Dyspraxia: When the brain takes the ‘scenic route’
Over 80% of children with Dyspraxia/DCD missing out on crucial treatment, research finds
Sheila Wayman, IrishTimes.com
A teacher sweeps into the classroom, tells the pupils to take out a certain textbook, turn to page 25 and start writing out answers to question three and then question six, which is over the page.
It’s the kind of scenario that plays out in secondary schools every day all over the country. But the chances are that there’s one teenager in the classroom, like Oisín Whelan (13), for whom these simple but rapid-fire commands are extremely hard to follow.
As his mother Catherine explains, when his classmates are well on to step three, her son is probably still just taking the book out of his bag, wondering what page he is to open it at.
It’s not that he is stupid, nor that he is not listening, but Oisín has the hidden disability dyspraxia – or developmental co-ordination disorder (DCD) as it is medically classified – that affects gross and fine motor skills, as well planning and organisation abilities, all to a lesser or greater degree. It is down to the way the brain processes information – it “takes the scenic route”, is how one adult with the condition likes to describe it.
Once bluntly termed “clumsy child syndrome”, due to how it impairs physical co-ordination, it is in fact a life-long condition and is also likely to cause sensory processing issues. Among the estimated 6 per cent of children affected – with at least three times as many boys as girls diagnosed – early signs include by-passing the crawling stage, speech and language delays, slowness at dressing, inability to stay still, barely legible handwriting, unable to tie shoe laces and poor concentration.
One childhood incident before Oisín was diagnosed sticks out in his mother’s mind. She asked him would he mind putting the milk away.
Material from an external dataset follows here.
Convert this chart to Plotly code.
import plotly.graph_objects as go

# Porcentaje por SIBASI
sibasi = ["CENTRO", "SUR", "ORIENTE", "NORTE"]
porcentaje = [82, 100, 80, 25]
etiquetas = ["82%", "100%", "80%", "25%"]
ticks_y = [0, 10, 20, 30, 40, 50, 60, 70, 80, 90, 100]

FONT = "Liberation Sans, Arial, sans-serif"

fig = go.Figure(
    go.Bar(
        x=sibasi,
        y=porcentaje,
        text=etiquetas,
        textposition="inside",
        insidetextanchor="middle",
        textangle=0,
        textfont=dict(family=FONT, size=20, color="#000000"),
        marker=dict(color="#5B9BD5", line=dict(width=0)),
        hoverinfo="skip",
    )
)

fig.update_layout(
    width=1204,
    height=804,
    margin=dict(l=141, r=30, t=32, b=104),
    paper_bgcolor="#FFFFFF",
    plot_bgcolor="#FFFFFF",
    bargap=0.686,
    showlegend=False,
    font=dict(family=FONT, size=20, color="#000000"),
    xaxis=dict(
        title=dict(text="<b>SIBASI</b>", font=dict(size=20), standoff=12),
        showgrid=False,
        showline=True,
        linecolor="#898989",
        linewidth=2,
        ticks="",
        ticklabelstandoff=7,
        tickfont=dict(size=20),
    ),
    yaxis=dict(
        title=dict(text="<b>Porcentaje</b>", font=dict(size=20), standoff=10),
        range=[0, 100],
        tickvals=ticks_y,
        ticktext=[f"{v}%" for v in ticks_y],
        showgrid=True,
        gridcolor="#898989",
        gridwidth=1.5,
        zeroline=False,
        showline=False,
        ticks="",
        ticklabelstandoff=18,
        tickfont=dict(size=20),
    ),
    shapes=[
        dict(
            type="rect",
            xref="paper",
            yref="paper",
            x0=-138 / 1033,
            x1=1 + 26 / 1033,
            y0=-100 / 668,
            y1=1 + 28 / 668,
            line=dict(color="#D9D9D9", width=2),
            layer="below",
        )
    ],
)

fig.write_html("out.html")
He said, “Sure, where does it go?” As she told him it was the fridge, she was wondering how on earth he didn’t realise that.
When she recounted this later to an occupational therapist after his diagnosis, he told her she had to realise he had no categories. “He doesn’t know where things live – it is like having a filing cabinet with no files to put your stuff in.” It would, he added, be up to her and her husband, Michael, to help “fill in all the gaps”.